# THE EXERCISE
Print the material below exactly as it stands, please, from its first line to the line holding "from matplotlib import font_manager", with no pictures.

|---|

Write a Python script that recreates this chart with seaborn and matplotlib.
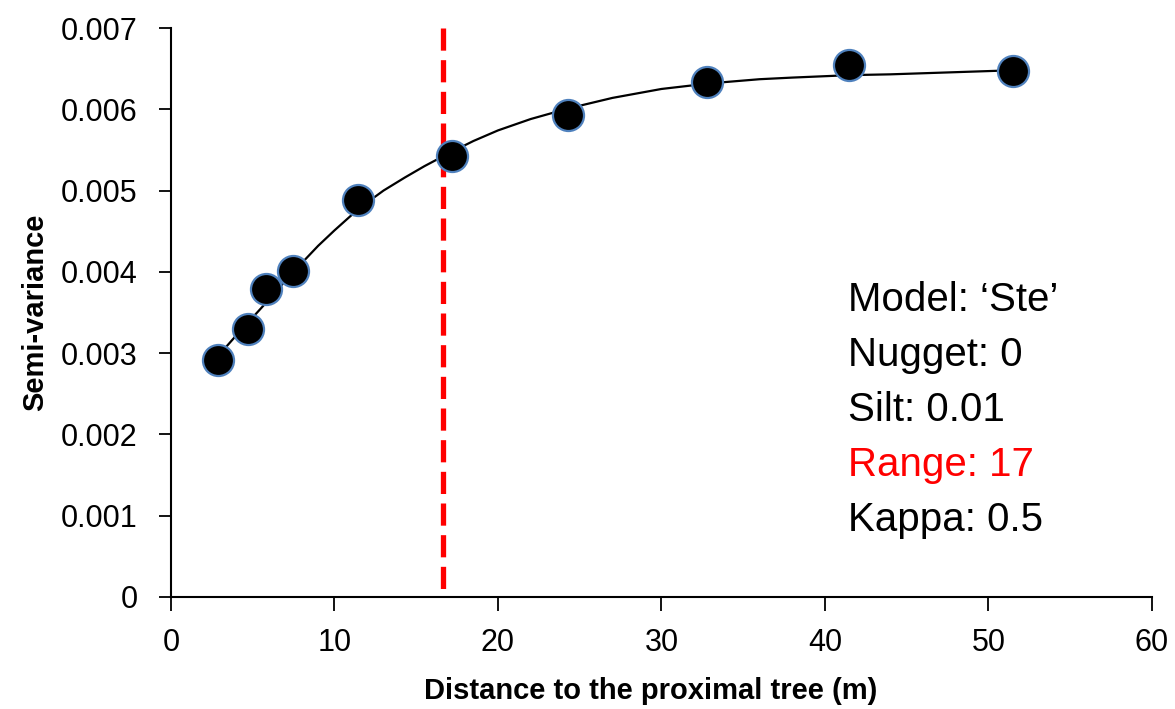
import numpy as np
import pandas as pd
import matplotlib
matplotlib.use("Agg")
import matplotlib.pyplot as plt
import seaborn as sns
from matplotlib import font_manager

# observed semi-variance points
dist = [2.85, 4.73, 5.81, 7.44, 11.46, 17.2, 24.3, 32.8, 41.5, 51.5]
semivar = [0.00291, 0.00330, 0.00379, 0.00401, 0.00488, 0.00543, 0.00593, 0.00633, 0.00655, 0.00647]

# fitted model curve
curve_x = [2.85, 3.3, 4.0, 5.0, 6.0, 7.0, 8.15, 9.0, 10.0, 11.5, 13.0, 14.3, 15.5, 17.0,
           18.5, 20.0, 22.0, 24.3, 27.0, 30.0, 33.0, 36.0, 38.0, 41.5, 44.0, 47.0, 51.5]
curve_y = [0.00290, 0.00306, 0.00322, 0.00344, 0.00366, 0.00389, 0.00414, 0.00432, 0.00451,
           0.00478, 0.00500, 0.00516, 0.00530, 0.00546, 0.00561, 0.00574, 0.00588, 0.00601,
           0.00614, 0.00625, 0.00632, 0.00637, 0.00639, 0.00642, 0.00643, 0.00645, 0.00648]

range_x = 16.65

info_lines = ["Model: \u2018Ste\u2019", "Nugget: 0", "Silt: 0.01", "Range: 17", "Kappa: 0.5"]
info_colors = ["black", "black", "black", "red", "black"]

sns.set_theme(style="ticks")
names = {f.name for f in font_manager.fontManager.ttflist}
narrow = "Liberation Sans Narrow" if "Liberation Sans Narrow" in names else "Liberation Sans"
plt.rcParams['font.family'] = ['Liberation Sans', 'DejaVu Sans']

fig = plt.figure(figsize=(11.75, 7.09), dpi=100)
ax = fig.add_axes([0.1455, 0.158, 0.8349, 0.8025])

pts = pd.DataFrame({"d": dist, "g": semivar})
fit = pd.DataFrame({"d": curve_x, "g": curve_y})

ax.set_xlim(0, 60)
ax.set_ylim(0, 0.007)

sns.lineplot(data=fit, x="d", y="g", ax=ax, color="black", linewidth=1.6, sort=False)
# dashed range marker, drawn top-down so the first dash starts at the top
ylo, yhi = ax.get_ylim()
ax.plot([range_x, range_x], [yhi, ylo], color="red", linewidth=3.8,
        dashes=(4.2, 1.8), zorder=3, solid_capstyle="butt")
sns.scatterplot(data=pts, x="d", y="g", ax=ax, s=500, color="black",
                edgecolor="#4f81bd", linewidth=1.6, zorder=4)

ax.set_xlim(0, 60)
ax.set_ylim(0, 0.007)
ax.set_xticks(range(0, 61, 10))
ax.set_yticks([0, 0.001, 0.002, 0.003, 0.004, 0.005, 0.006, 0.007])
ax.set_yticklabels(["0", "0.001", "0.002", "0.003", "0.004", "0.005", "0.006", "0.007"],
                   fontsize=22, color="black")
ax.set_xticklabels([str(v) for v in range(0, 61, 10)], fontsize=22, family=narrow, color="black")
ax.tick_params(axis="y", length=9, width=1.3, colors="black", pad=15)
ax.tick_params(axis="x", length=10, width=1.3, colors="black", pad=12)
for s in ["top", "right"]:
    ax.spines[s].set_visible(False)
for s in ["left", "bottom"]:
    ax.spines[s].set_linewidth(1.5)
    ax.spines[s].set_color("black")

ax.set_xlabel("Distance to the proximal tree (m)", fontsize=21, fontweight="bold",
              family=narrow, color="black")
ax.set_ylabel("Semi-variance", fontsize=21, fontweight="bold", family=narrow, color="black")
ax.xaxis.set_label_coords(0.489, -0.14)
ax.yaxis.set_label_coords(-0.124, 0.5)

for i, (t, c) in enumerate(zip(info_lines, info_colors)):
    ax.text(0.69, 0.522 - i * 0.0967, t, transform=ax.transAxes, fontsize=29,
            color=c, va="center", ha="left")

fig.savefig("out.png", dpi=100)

|---|

# EXERCISE OUTPUT
Write a Python script that recreates this chart with seaborn and matplotlib.
import numpy as np
import pandas as pd
import matplotlib
matplotlib.use("Agg")
import matplotlib.pyplot as plt
import seaborn as sns
from matplotlib import font_manager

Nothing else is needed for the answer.